**SET EXERCISE**: Check each line of the listing, and copy it if it contains the word "matplotlib".
**** GIVEN ENTRIES
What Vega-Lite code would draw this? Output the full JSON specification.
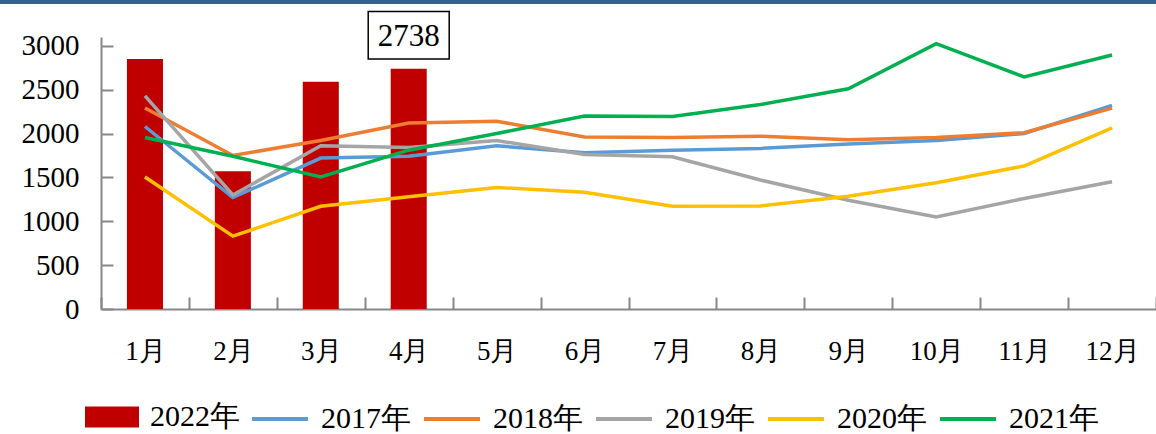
********
**** GIVEN ENTRIES
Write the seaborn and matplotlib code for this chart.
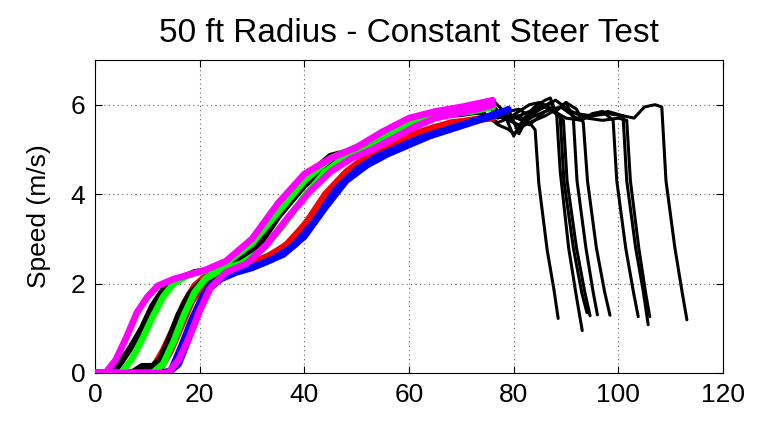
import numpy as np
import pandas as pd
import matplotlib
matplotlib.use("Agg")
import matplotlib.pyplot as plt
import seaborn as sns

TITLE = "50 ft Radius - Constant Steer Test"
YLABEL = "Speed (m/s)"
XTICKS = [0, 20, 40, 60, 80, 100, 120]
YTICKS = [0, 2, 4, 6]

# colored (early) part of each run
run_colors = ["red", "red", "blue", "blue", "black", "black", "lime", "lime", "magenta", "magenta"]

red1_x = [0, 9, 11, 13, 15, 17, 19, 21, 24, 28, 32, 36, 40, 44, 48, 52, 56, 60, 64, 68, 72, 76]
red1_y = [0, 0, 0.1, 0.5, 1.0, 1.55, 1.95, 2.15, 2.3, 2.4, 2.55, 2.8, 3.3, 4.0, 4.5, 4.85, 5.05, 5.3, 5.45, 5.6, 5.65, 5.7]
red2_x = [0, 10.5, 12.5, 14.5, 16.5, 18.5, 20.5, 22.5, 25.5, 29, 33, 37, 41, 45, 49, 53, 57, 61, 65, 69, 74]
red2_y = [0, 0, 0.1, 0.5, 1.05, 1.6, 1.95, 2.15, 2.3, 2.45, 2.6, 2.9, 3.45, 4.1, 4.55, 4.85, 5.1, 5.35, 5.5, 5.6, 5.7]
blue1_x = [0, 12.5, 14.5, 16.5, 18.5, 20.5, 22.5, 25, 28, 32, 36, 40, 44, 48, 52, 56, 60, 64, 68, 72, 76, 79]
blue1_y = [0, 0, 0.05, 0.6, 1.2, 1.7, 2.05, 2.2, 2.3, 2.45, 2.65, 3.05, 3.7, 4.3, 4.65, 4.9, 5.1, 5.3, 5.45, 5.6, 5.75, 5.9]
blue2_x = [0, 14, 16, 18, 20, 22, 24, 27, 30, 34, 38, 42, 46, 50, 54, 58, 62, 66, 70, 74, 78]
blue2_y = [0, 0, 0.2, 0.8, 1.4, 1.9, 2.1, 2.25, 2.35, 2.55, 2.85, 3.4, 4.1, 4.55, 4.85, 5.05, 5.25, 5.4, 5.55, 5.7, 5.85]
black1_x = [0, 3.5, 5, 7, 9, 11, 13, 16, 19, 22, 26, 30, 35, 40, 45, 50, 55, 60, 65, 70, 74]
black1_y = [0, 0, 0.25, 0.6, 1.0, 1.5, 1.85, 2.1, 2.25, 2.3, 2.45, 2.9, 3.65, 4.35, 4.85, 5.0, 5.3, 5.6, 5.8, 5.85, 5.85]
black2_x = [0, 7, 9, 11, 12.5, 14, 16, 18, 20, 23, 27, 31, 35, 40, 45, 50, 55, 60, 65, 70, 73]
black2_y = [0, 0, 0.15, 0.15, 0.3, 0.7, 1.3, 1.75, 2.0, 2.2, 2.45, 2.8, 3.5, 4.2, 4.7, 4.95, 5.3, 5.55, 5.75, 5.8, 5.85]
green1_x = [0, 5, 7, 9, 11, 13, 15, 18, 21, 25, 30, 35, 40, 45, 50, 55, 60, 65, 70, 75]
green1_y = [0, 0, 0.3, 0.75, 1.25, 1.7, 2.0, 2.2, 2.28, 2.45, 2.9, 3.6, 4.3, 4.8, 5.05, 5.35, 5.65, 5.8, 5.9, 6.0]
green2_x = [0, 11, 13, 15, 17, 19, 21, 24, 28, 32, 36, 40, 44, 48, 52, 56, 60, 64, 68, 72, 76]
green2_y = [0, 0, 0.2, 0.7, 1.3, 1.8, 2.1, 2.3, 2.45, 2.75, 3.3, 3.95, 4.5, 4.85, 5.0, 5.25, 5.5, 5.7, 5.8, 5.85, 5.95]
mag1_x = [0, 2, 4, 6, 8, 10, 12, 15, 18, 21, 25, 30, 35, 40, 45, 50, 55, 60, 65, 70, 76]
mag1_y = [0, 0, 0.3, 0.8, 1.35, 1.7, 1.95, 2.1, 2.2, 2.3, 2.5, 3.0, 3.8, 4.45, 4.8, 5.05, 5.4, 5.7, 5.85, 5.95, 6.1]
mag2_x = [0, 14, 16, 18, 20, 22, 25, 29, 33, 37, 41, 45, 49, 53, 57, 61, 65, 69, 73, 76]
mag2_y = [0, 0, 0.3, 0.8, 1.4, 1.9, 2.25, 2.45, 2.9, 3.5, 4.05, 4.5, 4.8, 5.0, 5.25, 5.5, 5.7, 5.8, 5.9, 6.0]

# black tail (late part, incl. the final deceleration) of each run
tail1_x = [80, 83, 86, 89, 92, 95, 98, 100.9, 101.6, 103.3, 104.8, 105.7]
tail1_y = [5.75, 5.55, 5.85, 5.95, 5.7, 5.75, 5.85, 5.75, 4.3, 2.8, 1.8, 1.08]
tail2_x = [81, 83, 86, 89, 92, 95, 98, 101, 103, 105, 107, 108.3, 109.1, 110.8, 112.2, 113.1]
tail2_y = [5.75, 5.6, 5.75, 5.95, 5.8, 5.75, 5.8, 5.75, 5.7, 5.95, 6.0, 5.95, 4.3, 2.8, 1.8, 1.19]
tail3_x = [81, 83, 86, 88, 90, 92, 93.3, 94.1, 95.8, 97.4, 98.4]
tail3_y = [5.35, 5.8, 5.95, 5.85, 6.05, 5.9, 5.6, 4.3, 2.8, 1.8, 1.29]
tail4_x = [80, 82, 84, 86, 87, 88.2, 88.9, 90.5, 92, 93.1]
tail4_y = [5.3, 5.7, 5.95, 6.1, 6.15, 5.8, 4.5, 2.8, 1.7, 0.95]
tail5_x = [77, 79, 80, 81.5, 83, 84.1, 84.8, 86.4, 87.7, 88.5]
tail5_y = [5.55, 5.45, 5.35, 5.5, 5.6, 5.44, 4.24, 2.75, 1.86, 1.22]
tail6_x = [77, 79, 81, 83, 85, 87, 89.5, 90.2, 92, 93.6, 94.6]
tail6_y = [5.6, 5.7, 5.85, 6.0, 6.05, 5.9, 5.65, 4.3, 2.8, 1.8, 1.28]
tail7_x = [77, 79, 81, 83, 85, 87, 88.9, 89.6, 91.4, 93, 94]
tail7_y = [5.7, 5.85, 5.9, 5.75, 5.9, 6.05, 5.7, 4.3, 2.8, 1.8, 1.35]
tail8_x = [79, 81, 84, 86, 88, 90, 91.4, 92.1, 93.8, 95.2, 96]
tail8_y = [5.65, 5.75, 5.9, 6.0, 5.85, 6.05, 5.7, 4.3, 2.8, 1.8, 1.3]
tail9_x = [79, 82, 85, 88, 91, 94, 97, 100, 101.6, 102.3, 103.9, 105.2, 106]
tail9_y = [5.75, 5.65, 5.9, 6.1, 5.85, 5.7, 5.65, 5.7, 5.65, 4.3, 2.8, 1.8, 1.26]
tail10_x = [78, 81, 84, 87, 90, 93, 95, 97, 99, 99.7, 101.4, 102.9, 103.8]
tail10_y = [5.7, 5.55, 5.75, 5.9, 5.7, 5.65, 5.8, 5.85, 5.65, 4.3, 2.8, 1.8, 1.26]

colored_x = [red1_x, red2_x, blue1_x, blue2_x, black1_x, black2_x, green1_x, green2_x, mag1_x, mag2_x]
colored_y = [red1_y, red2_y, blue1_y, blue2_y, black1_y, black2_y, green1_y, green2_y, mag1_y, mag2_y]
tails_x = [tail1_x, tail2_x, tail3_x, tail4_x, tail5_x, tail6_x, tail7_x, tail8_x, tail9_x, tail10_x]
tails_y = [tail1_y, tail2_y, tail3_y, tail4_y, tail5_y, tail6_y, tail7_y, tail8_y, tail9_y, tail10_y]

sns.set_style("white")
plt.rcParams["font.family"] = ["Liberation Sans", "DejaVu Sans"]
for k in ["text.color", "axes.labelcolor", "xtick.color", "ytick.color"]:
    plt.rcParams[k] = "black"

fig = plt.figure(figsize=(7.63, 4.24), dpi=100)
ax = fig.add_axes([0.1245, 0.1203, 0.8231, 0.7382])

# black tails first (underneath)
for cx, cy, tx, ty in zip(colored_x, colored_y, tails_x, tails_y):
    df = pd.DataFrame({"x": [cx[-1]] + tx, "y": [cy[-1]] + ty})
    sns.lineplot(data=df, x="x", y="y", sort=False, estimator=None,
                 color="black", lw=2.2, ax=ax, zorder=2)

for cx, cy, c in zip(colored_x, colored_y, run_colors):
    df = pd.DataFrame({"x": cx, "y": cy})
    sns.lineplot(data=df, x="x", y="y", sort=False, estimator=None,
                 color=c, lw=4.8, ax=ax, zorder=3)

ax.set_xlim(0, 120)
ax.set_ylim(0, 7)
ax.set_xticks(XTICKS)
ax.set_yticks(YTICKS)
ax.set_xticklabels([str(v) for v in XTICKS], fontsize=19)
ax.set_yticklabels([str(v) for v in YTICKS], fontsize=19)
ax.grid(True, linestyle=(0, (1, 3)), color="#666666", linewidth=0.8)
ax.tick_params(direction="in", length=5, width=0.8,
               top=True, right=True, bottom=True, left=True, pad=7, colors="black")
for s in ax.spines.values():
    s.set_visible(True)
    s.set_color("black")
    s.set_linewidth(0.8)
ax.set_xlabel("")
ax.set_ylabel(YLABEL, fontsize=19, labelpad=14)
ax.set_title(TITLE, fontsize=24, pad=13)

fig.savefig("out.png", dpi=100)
********
**TASK OUTPUT**:
Write the seaborn and matplotlib code for this chart.
import matplotlib
matplotlib.use("Agg")
import matplotlib.pyplot as plt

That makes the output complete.